[Set problem]: It is required that the lines from the top of the listing through the line with "0.040, 0.014, 0.014]" be reproduced exactly, excluding pictures.

[Source data]:
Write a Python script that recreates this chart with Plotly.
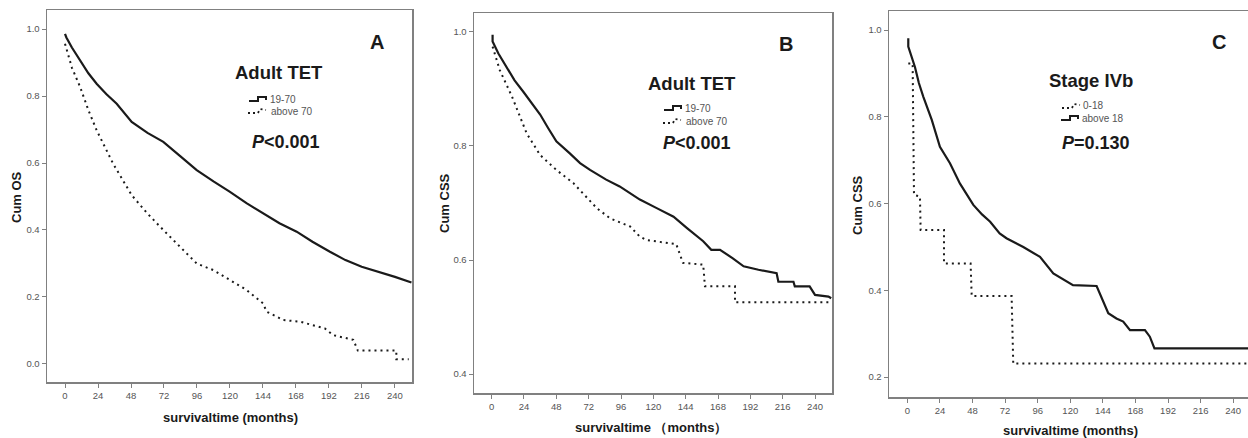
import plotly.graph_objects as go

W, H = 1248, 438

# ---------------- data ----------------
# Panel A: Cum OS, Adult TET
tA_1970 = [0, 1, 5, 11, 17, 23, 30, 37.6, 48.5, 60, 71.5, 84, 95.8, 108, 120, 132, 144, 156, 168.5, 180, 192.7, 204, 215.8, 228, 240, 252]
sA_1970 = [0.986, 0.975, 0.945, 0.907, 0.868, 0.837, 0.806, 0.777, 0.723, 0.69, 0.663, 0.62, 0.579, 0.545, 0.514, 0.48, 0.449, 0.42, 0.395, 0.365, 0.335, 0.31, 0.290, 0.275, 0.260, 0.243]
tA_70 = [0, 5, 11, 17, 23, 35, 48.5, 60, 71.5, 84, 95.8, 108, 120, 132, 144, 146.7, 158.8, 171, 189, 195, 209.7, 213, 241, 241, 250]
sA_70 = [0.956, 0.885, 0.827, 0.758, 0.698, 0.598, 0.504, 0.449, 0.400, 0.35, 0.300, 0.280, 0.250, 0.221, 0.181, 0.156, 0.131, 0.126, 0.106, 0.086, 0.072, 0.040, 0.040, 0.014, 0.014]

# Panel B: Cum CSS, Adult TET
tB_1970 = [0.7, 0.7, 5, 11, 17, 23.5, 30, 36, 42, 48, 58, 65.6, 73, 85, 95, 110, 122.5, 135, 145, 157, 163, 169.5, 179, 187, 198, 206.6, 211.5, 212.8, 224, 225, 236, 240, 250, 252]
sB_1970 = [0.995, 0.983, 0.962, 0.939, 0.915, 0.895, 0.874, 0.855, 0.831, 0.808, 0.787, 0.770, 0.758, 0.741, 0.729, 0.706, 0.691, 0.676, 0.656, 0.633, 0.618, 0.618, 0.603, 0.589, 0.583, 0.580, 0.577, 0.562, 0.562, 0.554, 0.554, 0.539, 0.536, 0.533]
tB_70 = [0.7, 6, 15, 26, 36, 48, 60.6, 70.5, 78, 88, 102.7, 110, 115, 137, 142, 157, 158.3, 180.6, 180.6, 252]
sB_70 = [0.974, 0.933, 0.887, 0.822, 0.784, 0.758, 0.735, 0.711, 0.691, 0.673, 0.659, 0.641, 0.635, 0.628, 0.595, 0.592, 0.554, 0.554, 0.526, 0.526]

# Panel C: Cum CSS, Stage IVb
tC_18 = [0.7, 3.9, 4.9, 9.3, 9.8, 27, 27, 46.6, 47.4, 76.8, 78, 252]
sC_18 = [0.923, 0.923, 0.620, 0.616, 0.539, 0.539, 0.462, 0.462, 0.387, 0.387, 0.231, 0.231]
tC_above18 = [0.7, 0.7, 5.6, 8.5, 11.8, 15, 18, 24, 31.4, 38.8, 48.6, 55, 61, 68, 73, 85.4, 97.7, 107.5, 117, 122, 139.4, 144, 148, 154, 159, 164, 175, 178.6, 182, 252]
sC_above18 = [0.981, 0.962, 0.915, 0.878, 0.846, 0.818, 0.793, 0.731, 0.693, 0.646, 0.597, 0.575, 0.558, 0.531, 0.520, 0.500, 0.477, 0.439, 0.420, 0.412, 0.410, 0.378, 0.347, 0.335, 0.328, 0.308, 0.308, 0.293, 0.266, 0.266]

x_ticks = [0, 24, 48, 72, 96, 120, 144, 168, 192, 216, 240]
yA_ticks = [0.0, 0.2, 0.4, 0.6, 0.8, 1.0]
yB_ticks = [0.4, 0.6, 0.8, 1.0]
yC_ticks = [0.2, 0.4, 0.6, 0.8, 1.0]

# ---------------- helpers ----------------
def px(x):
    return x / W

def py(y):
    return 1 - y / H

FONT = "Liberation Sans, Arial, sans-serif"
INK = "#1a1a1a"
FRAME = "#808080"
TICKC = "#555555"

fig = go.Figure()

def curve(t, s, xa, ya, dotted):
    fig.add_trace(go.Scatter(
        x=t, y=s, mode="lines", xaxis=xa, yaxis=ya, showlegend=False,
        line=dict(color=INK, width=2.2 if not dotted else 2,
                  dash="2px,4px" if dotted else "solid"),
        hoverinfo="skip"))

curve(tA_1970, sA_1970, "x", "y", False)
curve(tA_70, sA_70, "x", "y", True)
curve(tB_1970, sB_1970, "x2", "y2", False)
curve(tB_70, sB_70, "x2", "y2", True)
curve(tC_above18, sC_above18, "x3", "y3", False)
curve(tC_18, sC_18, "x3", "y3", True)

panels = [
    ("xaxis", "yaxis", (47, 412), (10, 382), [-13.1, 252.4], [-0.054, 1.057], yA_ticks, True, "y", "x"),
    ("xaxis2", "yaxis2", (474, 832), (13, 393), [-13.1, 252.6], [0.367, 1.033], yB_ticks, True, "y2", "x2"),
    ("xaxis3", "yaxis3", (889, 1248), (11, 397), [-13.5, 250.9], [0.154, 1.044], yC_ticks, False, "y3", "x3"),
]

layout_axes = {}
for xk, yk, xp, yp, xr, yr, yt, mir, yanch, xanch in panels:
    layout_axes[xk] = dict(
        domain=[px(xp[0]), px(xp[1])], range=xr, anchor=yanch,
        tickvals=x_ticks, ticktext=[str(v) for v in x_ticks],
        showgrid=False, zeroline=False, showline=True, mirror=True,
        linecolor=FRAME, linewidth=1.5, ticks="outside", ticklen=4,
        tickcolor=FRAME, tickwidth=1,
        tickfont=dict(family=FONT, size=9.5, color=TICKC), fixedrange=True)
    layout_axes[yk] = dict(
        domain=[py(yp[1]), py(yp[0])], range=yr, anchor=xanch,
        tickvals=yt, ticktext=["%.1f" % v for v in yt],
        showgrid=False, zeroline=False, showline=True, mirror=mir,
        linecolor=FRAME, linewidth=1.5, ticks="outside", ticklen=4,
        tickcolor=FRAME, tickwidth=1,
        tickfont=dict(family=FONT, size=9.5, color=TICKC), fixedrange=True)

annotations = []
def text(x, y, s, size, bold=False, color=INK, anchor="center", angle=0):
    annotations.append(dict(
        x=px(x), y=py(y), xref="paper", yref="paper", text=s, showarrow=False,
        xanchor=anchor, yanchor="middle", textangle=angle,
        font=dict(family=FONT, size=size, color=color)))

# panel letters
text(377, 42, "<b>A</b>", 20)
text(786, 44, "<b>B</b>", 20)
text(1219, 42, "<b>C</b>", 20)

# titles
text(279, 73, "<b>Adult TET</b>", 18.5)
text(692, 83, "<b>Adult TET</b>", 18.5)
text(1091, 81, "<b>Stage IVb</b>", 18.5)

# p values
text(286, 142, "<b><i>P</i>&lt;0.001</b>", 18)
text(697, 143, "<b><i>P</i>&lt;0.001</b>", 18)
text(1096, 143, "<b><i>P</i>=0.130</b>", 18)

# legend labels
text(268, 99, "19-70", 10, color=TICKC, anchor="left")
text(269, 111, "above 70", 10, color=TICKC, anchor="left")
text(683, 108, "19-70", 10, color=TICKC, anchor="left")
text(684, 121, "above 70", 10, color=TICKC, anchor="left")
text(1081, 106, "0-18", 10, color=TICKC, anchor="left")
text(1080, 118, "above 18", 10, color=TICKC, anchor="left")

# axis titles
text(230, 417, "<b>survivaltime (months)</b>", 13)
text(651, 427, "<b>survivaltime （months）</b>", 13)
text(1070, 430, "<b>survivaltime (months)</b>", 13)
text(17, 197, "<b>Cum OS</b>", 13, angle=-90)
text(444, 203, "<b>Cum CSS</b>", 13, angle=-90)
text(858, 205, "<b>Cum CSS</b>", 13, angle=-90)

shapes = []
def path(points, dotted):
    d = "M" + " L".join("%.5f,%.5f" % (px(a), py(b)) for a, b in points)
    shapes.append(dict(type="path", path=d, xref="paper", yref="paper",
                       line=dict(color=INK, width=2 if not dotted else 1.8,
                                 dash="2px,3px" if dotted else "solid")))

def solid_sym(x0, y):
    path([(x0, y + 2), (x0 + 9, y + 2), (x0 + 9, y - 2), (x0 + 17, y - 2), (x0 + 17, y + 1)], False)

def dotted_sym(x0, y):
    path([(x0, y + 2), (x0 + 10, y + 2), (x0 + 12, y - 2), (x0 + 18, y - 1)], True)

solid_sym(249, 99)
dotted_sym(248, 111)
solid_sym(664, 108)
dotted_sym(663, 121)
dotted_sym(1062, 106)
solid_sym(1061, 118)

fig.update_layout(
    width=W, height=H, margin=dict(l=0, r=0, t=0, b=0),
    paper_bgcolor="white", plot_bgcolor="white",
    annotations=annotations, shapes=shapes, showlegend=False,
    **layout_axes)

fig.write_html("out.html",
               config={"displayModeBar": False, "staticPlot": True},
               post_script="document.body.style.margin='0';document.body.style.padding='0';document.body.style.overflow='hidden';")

[Result of the exercise]:
Write a Python script that recreates this chart with Plotly.
import plotly.graph_objects as go

W, H = 1248, 438

# ---------------- data ----------------
# Panel A: Cum OS, Adult TET
tA_1970 = [0, 1, 5, 11, 17, 23, 30, 37.6, 48.5, 60, 71.5, 84, 95.8, 108, 120, 132, 144, 156, 168.5, 180, 192.7, 204, 215.8, 228, 240, 252]
sA_1970 = [0.986, 0.975, 0.945, 0.907, 0.868, 0.837, 0.806, 0.777, 0.723, 0.69, 0.663, 0.62, 0.579, 0.545, 0.514, 0.48, 0.449, 0.42, 0.395, 0.365, 0.335, 0.31, 0.290, 0.275, 0.260, 0.243]
tA_70 = [0, 5, 11, 17, 23, 35, 48.5, 60, 71.5, 84, 95.8, 108, 120, 132, 144, 146.7, 158.8, 171, 189, 195, 209.7, 213, 241, 241, 250]
sA_70 = [0.956, 0.885, 0.827, 0.758, 0.698, 0.598, 0.504, 0.449, 0.400, 0.35, 0.300, 0.280, 0.250, 0.221, 0.181, 0.156, 0.131, 0.126, 0.106, 0.086, 0.072, 0.040, 0.040, 0.014, 0.014]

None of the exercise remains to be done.